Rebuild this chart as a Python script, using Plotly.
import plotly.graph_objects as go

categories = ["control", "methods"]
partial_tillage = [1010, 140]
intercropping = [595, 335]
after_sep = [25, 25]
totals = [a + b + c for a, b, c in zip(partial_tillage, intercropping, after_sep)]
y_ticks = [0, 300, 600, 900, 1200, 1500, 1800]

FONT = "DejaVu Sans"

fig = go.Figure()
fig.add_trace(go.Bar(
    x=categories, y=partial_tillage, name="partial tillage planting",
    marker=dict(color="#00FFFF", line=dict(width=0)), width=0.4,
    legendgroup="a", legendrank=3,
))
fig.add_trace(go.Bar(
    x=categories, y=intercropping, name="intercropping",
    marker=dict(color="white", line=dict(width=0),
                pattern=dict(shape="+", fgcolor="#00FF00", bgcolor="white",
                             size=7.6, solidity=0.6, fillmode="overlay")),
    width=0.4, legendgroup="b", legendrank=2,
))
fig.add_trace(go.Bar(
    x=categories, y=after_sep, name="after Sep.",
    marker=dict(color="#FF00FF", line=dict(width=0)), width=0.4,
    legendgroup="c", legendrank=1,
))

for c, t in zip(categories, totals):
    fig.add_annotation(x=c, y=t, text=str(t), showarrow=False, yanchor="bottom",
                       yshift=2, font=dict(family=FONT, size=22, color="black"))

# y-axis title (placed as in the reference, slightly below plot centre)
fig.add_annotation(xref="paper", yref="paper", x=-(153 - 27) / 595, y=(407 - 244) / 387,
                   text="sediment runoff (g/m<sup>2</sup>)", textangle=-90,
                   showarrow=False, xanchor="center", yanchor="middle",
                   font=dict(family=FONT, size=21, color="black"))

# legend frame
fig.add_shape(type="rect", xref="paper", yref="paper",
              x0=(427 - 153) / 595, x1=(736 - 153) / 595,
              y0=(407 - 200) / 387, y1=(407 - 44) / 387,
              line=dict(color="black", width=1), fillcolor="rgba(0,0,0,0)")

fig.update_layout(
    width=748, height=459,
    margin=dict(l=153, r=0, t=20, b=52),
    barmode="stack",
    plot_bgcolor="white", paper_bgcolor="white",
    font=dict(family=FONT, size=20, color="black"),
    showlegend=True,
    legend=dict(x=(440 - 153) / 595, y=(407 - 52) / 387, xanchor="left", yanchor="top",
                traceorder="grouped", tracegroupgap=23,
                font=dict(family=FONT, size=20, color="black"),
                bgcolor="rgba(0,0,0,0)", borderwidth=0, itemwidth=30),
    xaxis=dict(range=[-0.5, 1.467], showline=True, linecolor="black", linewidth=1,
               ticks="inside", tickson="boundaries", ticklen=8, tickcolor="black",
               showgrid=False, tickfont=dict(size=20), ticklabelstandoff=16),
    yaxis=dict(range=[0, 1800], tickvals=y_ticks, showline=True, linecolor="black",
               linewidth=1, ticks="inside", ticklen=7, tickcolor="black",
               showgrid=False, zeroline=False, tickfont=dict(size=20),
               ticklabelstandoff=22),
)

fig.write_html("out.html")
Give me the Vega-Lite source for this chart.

§ §

**Task prompt**
Print out every entry, keeping each one exact.

**Exercise result**
Rebuild this chart as a Python script, using Plotly.
import plotly.graph_objects as go

categories = ["control", "methods"]
partial_tillage = [1010, 140]
intercropping = [595, 335]
after_sep = [25, 25]
totals = [a + b + c for a, b, c in zip(partial_tillage, intercropping, after_sep)]
y_ticks = [0, 300, 600, 900, 1200, 1500, 1800]

FONT = "DejaVu Sans"

fig = go.Figure()
fig.add_trace(go.Bar(
    x=categories, y=partial_tillage, name="partial tillage planting",
    marker=dict(color="#00FFFF", line=dict(width=0)), width=0.4,
    legendgroup="a", legendrank=3,
))
fig.add_trace(go.Bar(
    x=categories, y=intercropping, name="intercropping",
    marker=dict(color="white", line=dict(width=0),
                pattern=dict(shape="+", fgcolor="#00FF00", bgcolor="white",
                             size=7.6, solidity=0.6, fillmode="overlay")),
    width=0.4, legendgroup="b", legendrank=2,
))
fig.add_trace(go.Bar(
    x=categories, y=after_sep, name="after Sep.",
    marker=dict(color="#FF00FF", line=dict(width=0)), width=0.4,
    legendgroup="c", legendrank=1,
))

for c, t in zip(categories, totals):
    fig.add_annotation(x=c, y=t, text=str(t), showarrow=False, yanchor="bottom",
                       yshift=2, font=dict(family=FONT, size=22, color="black"))

# y-axis title (placed as in the reference, slightly below plot centre)
fig.add_annotation(xref="paper", yref="paper", x=-(153 - 27) / 595, y=(407 - 244) / 387,
                   text="sediment runoff (g/m<sup>2</sup>)", textangle=-90,
                   showarrow=False, xanchor="center", yanchor="middle",
                   font=dict(family=FONT, size=21, color="black"))

# legend frame
fig.add_shape(type="rect", xref="paper", yref="paper",
              x0=(427 - 153) / 595, x1=(736 - 153) / 595,
              y0=(407 - 200) / 387, y1=(407 - 44) / 387,
              line=dict(color="black", width=1), fillcolor="rgba(0,0,0,0)")

fig.update_layout(
    width=748, height=459,
    margin=dict(l=153, r=0, t=20, b=52),
    barmode="stack",
    plot_bgcolor="white", paper_bgcolor="white",
    font=dict(family=FONT, size=20, color="black"),
    showlegend=True,
    legend=dict(x=(440 - 153) / 595, y=(407 - 52) / 387, xanchor="left", yanchor="top",
                traceorder="grouped", tracegroupgap=23,
                font=dict(family=FONT, size=20, color="black"),
                bgcolor="rgba(0,0,0,0)", borderwidth=0, itemwidth=30),
    xaxis=dict(range=[-0.5, 1.467], showline=True, linecolor="black", linewidth=1,
               ticks="inside", tickson="boundaries", ticklen=8, tickcolor="black",
               showgrid=False, tickfont=dict(size=20), ticklabelstandoff=16),
    yaxis=dict(range=[0, 1800], tickvals=y_ticks, showline=True, linecolor="black",
               linewidth=1, ticks="inside", ticklen=7, tickcolor="black",
               showgrid=False, zeroline=False, tickfont=dict(size=20),
               ticklabelstandoff=22),
)

fig.write_html("out.html")
Give me the Vega-Lite source for this chart.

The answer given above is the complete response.